§ SOURCE MATERIAL:
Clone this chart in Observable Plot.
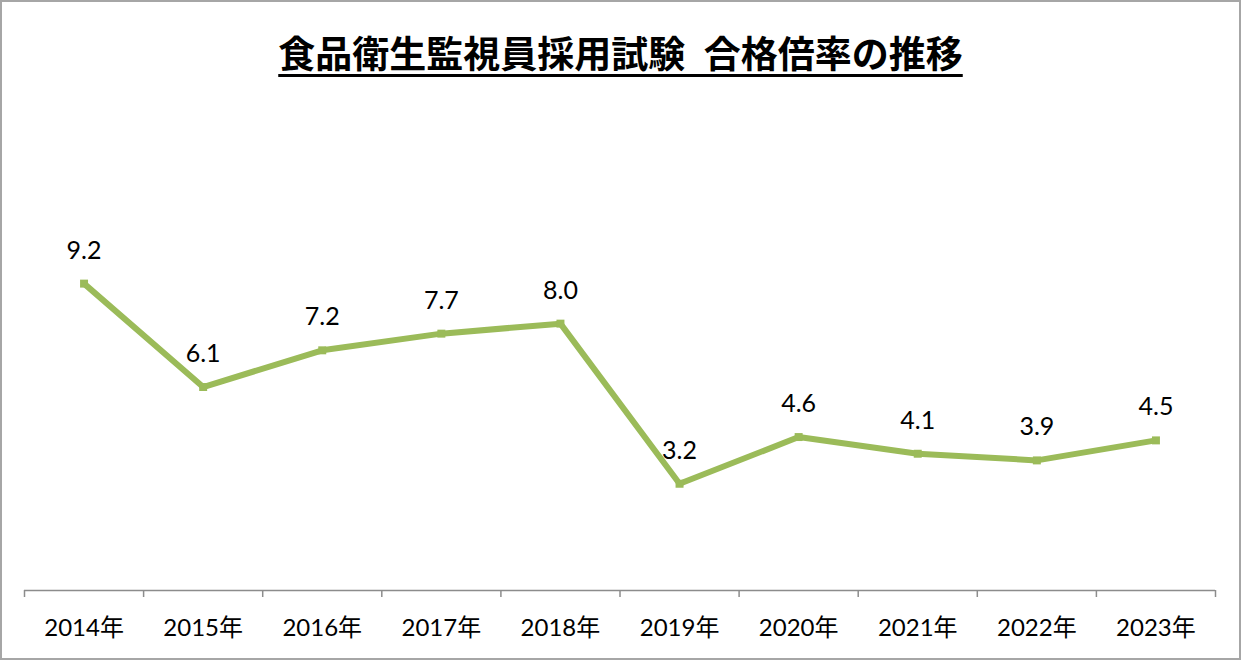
<!DOCTYPE html>
<html><head><meta charset="utf-8">
<script src="https://cdn.jsdelivr.net/npm/d3@7"></script>
<script src="https://cdn.jsdelivr.net/npm/@observablehq/plot@0.6"></script>
<style>
html,body{margin:0;padding:0;background:#fff;}
body{position:relative;width:1241px;height:660px;overflow:hidden;}
#chart{position:absolute;left:0;top:0;}
#frame{position:absolute;left:0;top:0;width:1241px;height:660px;box-sizing:border-box;border:2px solid #a6a6a6;pointer-events:none;}
#title{position:absolute;left:0;top:32px;width:1241px;text-align:center;white-space:pre;font-family:"Noto Sans CJK JP",sans-serif;font-weight:bold;font-size:37px;line-height:40px;color:#000;text-decoration:underline;text-decoration-thickness:3px;text-underline-offset:6px;}
</style>
</head><body>
<div id="chart"></div>
<div id="title">食品衛生監視員採用試験&#x2002;合格倍率の推移</div>
<div id="frame"></div>
<script>
const years = ["2014年","2015年","2016年","2017年","2018年","2019年","2020年","2021年","2022年","2023年"];
const ratios = [9.2, 6.1, 7.2, 7.7, 8.0, 3.2, 4.6, 4.1, 3.9, 4.5];

const data = years.map((y, i) => ({i: i + 0.5, year: y, v: ratios[i]}));
const bounds = d3.range(0, years.length + 1);
const font = "Lato, 'Noto Sans CJK JP', sans-serif";

const chart = Plot.plot({
  width: 1241,
  height: 660,
  marginLeft: 24,
  marginRight: 26,
  marginTop: 123,
  marginBottom: 70,
  style: {fontFamily: font, background: "transparent", color: "#000"},
  x: {type: "linear", domain: [0, years.length], axis: null},
  y: {domain: [0, 14], axis: null},
  marks: [
    Plot.ruleY([0], {stroke: "#8c8c8c", strokeWidth: 1.5}),
    Plot.axisX(bounds, {tickSize: 7, tickFormat: () => "", label: null, stroke: "#8c8c8c", strokeWidth: 1.5}),
    Plot.axisX(data.map(d => d.i), {tickSize: 0, tickPadding: 28, label: null, tickFormat: d => years[Math.floor(d)], fontSize: 24, fill: "#000"}),
    Plot.line(data, {x: "i", y: "v", stroke: "#9bbb59", strokeWidth: 6}),
    Plot.dot(data, {x: "i", y: "v", symbol: "square", r: 4.5, fill: "#9bbb59", stroke: "none"}),
    Plot.text(data, {x: "i", y: "v", text: d => d.v.toFixed(1), dy: -33, fontSize: 25, fill: "#000"})
  ]
});
document.getElementById("chart").appendChild(chart);
</script>
</body></html>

§ TASK DESCRIPTION:
Copy out the data above exactly, except the pictures.

§ WRITTEN RESPONSE:
Clone this chart in Observable Plot.
<!DOCTYPE html>
<html><head><meta charset="utf-8">
<script src="https://cdn.jsdelivr.net/npm/d3@7"></script>
<script src="https://cdn.jsdelivr.net/npm/@observablehq/plot@0.6"></script>
<style>
html,body{margin:0;padding:0;background:#fff;}
body{position:relative;width:1241px;height:660px;overflow:hidden;}
#chart{position:absolute;left:0;top:0;}
#frame{position:absolute;left:0;top:0;width:1241px;height:660px;box-sizing:border-box;border:2px solid #a6a6a6;pointer-events:none;}
#title{position:absolute;left:0;top:32px;width:1241px;text-align:center;white-space:pre;font-family:"Noto Sans CJK JP",sans-serif;font-weight:bold;font-size:37px;line-height:40px;color:#000;text-decoration:underline;text-decoration-thickness:3px;text-underline-offset:6px;}
</style>
</head><body>
<div id="chart"></div>
<div id="title">食品衛生監視員採用試験&#x2002;合格倍率の推移</div>
<div id="frame"></div>
<script>
const years = ["2014年","2015年","2016年","2017年","2018年","2019年","2020年","2021年","2022年","2023年"];
const ratios = [9.2, 6.1, 7.2, 7.7, 8.0, 3.2, 4.6, 4.1, 3.9, 4.5];

const data = years.map((y, i) => ({i: i + 0.5, year: y, v: ratios[i]}));
const bounds = d3.range(0, years.length + 1);
const font = "Lato, 'Noto Sans CJK JP', sans-serif";

const chart = Plot.plot({
  width: 1241,
  height: 660,
  marginLeft: 24,
  marginRight: 26,
  marginTop: 123,
  marginBottom: 70,
  style: {fontFamily: font, background: "transparent", color: "#000"},
  x: {type: "linear", domain: [0, years.length], axis: null},
  y: {domain: [0, 14], axis: null},
  marks: [
    Plot.ruleY([0], {stroke: "#8c8c8c", strokeWidth: 1.5}),
    Plot.axisX(bounds, {tickSize: 7, tickFormat: () => "", label: null, stroke: "#8c8c8c", strokeWidth: 1.5}),
    Plot.axisX(data.map(d => d.i), {tickSize: 0, tickPadding: 28, label: null, tickFormat: d => years[Math.floor(d)], fontSize: 24, fill: "#000"}),
    Plot.line(data, {x: "i", y: "v", stroke: "#9bbb59", strokeWidth: 6}),
    Plot.dot(data, {x: "i", y: "v", symbol: "square", r: 4.5, fill: "#9bbb59", stroke: "none"}),
    Plot.text(data, {x: "i", y: "v", text: d => d.v.toFixed(1), dy: -33, fontSize: 25, fill: "#000"})
  ]
});
document.getElementById("chart").appendChild(chart);
</script>
</body></html>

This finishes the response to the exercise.